Rating: Summary: A Vital Signpost, even Billboard. Review: Though every diet "simplification by food-type elimination" is necessarily a distortion of nutritional reality, which is complex, Smith's simplification by grain elimination is VERY helpful for many, if not most, typical eaters. Since most grains must be cooked to be chewable/digestible, it's obvious that grain eating is not natural in humans' evolutionary past. (Chew on raw wheat kernels to appreciate this fact.) In addition, most grain consumption, among Americans at least, is unfortunate in that wheat is the most-consumed, the most problematical regarding allergenicity, and the most commonly debased by bleaching and removal of higher-nutrient portions such as the germ and bran, etc. Refined grains, especially the bleached variety such as typical bakers' white flour, are simply an abomination and as much a health scourge as hydrogenated fats which, tragically, are often combined with refined-grain products in packaged crackers and chips of many varieties. In the nutritional counseling I've done for four decades (I'm 72, very fit w/no gray hair, etc.), I've always recommended NO refined flour products, and greatly prefer the grains quinoa, amaranth and spelt over the more commonly available grains.
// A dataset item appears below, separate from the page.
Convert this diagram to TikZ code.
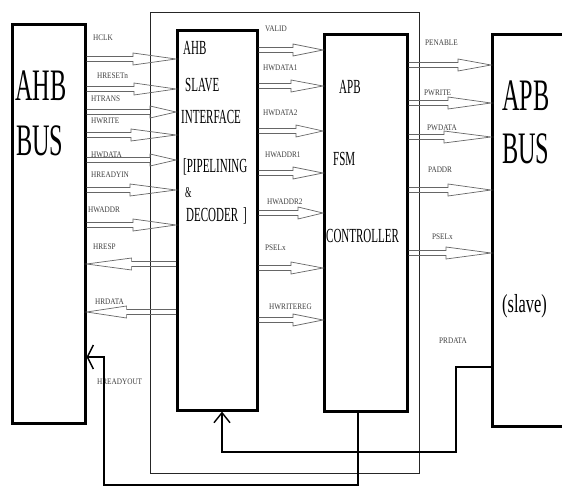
\documentclass[tikz,border=0pt]{standalone}
\usepackage{fontspec}
\setmainfont{Liberation Serif}
\newfontfamily\condbig[FakeStretch=0.54]{Liberation Serif}
\newfontfamily\condmid[FakeStretch=0.55]{Liberation Serif}
\newfontfamily\condsl[FakeStretch=0.63]{Liberation Serif}
\newfontfamily\condsmall[FakeStretch=0.85]{Liberation Serif}
\usetikzlibrary{arrows.meta,calc}
\tikzset{
  box/.style={draw, line width=2.6pt, anchor=north west, inner sep=0, fill=white},
  frame/.style={draw=black!85, line width=1.3pt, anchor=north west, inner sep=0},
  bigtxt/.style={anchor=base west, inner sep=0, font=\condbig\fontsize{45}{45}\selectfont},
  midtxt/.style={anchor=base west, inner sep=0, font=\condmid\fontsize{20}{20}\selectfont},
  sig/.style={anchor=west, inner sep=0, text=black!75, font=\condsmall\fontsize{8.5}{9}\selectfont},
  busarrow/.style={draw=black!60, line width=0.7pt, line join=miter},
  fbline/.style={draw, line width=1.8pt},
}
\newcommand{\barR}[4]{%
  \path (#1.east |- 0,#3) coordinate (bs) (#2.west |- 0,#3) coordinate (bt);
  \draw[busarrow] ($(bs)+(0,2.5)$) -- ($(bt)+(-#4,2.5)$) -- ($(bt)+(-#4,6)$) -- (bt)
     -- ($(bt)+(-#4,-6)$) -- ($(bt)+(-#4,-2.5)$) -- ($(bs)+(0,-2.5)$);}
\newcommand{\barL}[4]{%
  \path (#1.west |- 0,#3) coordinate (bs) (#2.east |- 0,#3) coordinate (bt);
  \draw[busarrow] ($(bs)+(0,2.5)$) -- ($(bt)+(#4,2.5)$) -- ($(bt)+(#4,6)$) -- (bt)
     -- ($(bt)+(#4,-6)$) -- ($(bt)+(#4,-2.5)$) -- ($(bs)+(0,-2.5)$);}
\begin{document}
\begin{tikzpicture}[x=1pt,y=-1pt]
\useasboundingbox[fill=white] (0,0) rectangle (562,487);
% outer frame
\node[frame, minimum width=269pt, minimum height=461pt] (outer) at (150,12) {};
% boxes
\node[box, minimum width=73pt, minimum height=399pt] (ahbbus) at (11,23) {};
\node[box, minimum width=80pt, minimum height=380pt] (slave) at (176,29) {};
\node[box, minimum width=83pt, minimum height=377pt] (ctrl) at (323,33) {};
\node[box, minimum width=80pt, minimum height=392pt] (apbbus) at (491,33) {};
% big texts
\node[bigtxt] (t1) at (15,100) {AHB};
\node[bigtxt] (t2) at (16,155) {BUS};
\node[bigtxt] (t3) at (502,110) {APB};
\node[bigtxt] (t4) at (502,163) {BUS};
\node[anchor=base west, inner sep=0, font=\condsl\fontsize{26}{26}\selectfont] (t5) at (502,312) {(slave)};
\node[midtxt] (s1) at (183,55) {AHB};
\node[midtxt] (s2) at (185,92) {SLAVE};
\node[midtxt] (s3) at (181,123) {INTERFACE};
\node[midtxt] (s4) at (183,172) {[PIPELINING};
\node[midtxt, font=\condmid\fontsize{15}{15}\selectfont] (s5) at (185,197) {\&};
\node[midtxt] (s6) at (186,221) {DECODER\hspace{5pt}]};
\node[midtxt] (c1) at (339,93) {APB};
\node[midtxt] (c2) at (333,165) {FSM};
\node[midtxt] (c3) at (326,242) {CONTROLLER};
% signal labels left
\node[sig] (l1) at (93,38) {HCLK};
\node[sig] (l2) at (97,76) {HRESETn};
\node[sig] (l3) at (91,99) {HTRANS};
\node[sig] (l4) at (91,121) {HWRITE};
\node[sig] (l5) at (91,155) {HWDATA};
\node[sig] (l6) at (91,175) {HREADYIN};
\node[sig] (l7) at (88,210) {HWADDR};
\node[sig] (l8) at (93,247) {HRESP};
\node[sig] (l9) at (95,302) {HRDATA};
\node[sig] (l10) at (97,382) {HREADYOUT};
% middle labels
\node[sig] (m1) at (265,29) {VALID};
\node[sig] (m2) at (263,68) {HWDATA1};
\node[sig] (m3) at (263,113) {HWDATA2};
\node[sig] (m4) at (265,155) {HWADDR1};
\node[sig] (m5) at (267,202) {HWADDR2};
\node[sig] (m6) at (265,248) {PSELx};
\node[sig] (m7) at (269,307) {HWRITEREG};
% right labels
\node[sig] (r1) at (425,43) {PENABLE};
\node[sig] (r2) at (424,93) {PWRITE};
\node[sig] (r3) at (427,128) {PWDATA};
\node[sig] (r4) at (428,170) {PADDR};
\node[sig] (r5) at (432,237) {PSELx};
\node[sig] (r6) at (439,341) {PRDATA};
% bus arrows left
\barR{ahbbus}{slave}{59}{43}
\barR{ahbbus}{slave}{89}{42}
\barR{ahbbus}{slave}{112}{26}
\barR{ahbbus}{slave}{135}{45}
\barR{ahbbus}{slave}{160}{26}
\barR{ahbbus}{slave}{190}{46}
\barR{ahbbus}{slave}{225}{43}
\barL{slave}{ahbbus}{264}{45}
\barL{slave}{ahbbus}{312}{40}
% middle
\barR{slave}{ctrl}{50}{30}
\barR{slave}{ctrl}{86}{32}
\barR{slave}{ctrl}{131}{27}
\barR{slave}{ctrl}{173}{30}
\barR{slave}{ctrl}{213}{25}
\barR{slave}{ctrl}{268}{32}
\barR{slave}{ctrl}{320}{30}
% right
\barR{ctrl}{apbbus}{65}{33}
\barR{ctrl}{apbbus}{103}{43}
\barR{ctrl}{apbbus}{137}{47}
\barR{ctrl}{apbbus}{190}{43}
\barR{ctrl}{apbbus}{253}{45}
% feedback lines
\draw[fbline, -{Straight Barb[length=10pt,width=16pt,line width=1.4pt]}]
  (apbbus.west |- 0,367) -- (456,367) -- (456,452) -- (222,452) -- (slave.south -| 222,0);
\draw[fbline, -{Straight Barb[length=6pt,width=24pt,line width=1.4pt]}]
  (ctrl.south -| 358,0) -- (358,485) -- (104,485) -- (104,357) -- (ahbbus.east |- 0,357);
\end{tikzpicture}
\end{document}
In my experience, Smith's recommendations are very much on track, including her comments on the advantages of increasing pH toward the alkalinity side (away from the acidic side) by reducing grains and eating more dark-green, leafy vegetables. (Spelt and millet, by the way, are less acidic and therefore more conducive to better human biological terrain in the body than are wheat, rye or oats.) There is no single key to the ideal diet, but Smith points most readers in a direction that is highly probable to improve their eating pattern, their energy and their emotional well-being.